The sky's gone dark - pavel_lishin
http://www.antipope.org/charlie/blog-static/2015/09/the-skys-gone-dark.html
======
ChuckMcM
This will be a very interesting question. There are some mitigating factors
however that make remediation a bit easier.

The first is that many, perhaps most of the satellites orbiting in LEO do so
traveling west -> east. That is because rockets use the Earths natural
rotation to get a free "kicker" to orbit. Thus entering orbit headed that
direction will be less dangerous than trying a different orbit, much like
entering the freeway in the direction of traffic is easier than trying to go
the opposite direction.

If the goal is cleanup then, you want want to reduce orbital velocity so that
the orbit gets lower and the atmospheric drag can pull things down.

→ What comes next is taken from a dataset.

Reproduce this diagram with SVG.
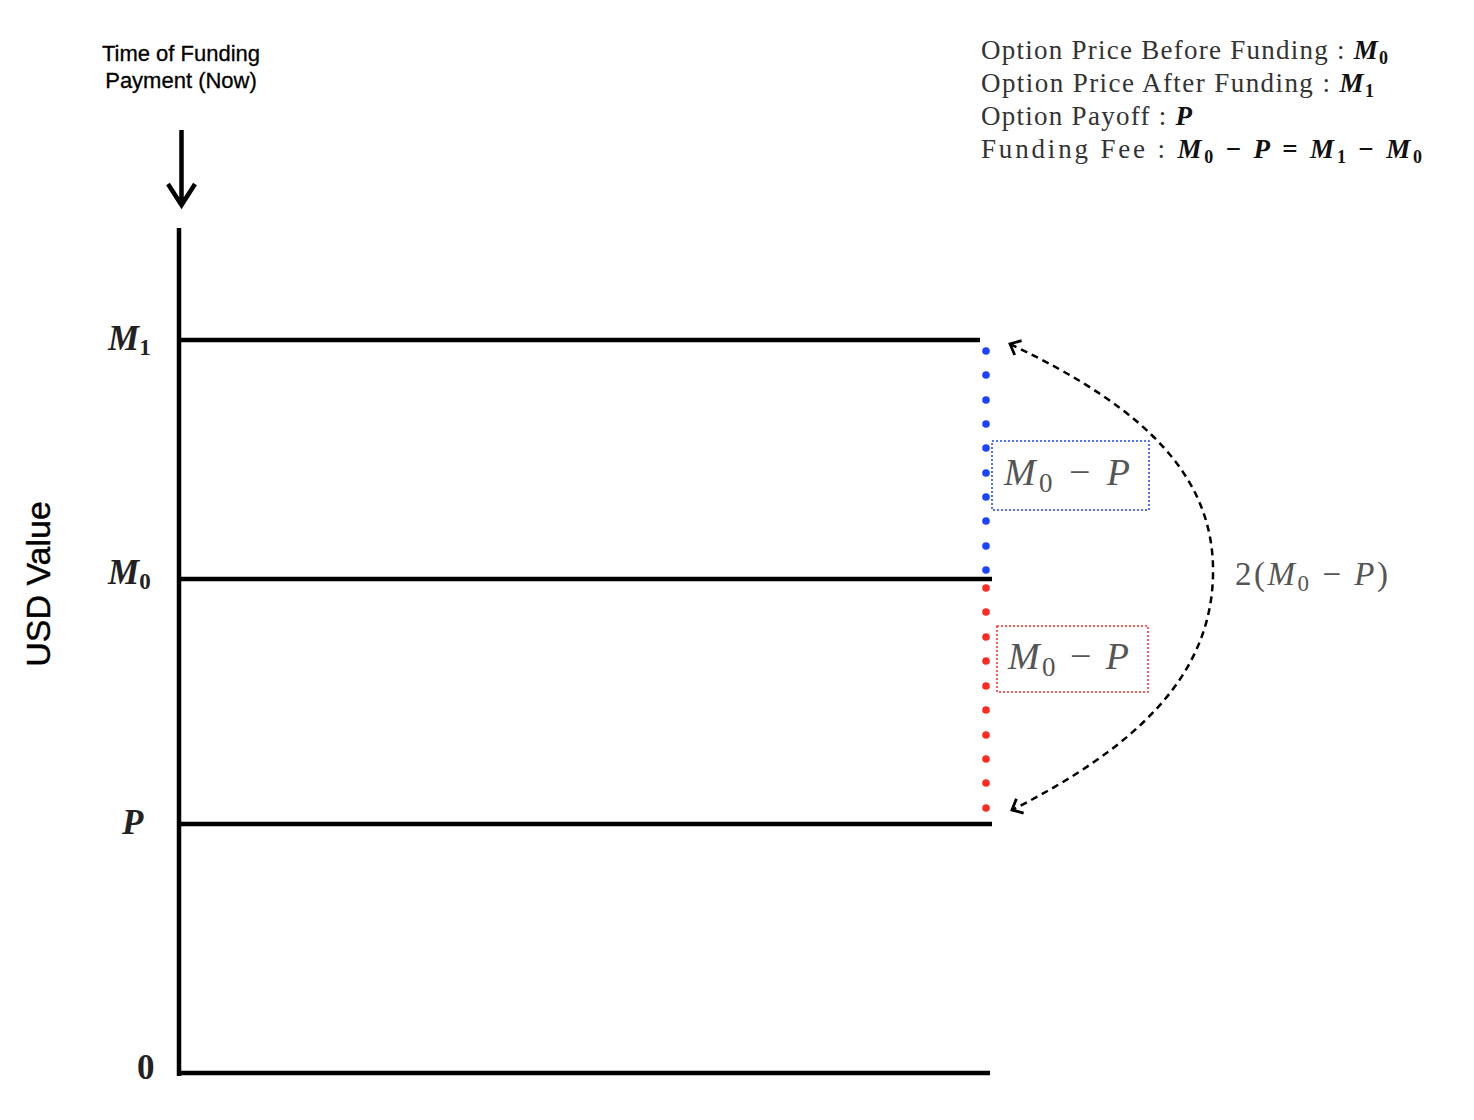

Some simulations have looked at very fine mists of "soft" materials introduced
in a retrograde (opposite) orbit, as a way to rapidly degrade the orbits of
everything in LEO. Think of it as debris being hit by a million particles of
sand, none of which is enough by itself to deorbit the device but
collectively, over time, it transfers all of its momentum to the space junk.

In the ideal case X kg of "sand" in a retrograde orbit would deorbit X kg or
"junk" in the typical equatorial orbit. As the momentum was transferred from
the sand to the junk both would fall out of the sky.

That would only work for clearing a lane though. If you could create enough
space to clear a lane then you could launch something like NASA's laser
ablation idea which would travel in the same orbit as the remaining junk and
fire a laser at junk to impart some delta-V when the material ablates off the
junk.

Regardless two things are going to be true, its going to be a pain, and anyone
in orbit during the first cascade will die.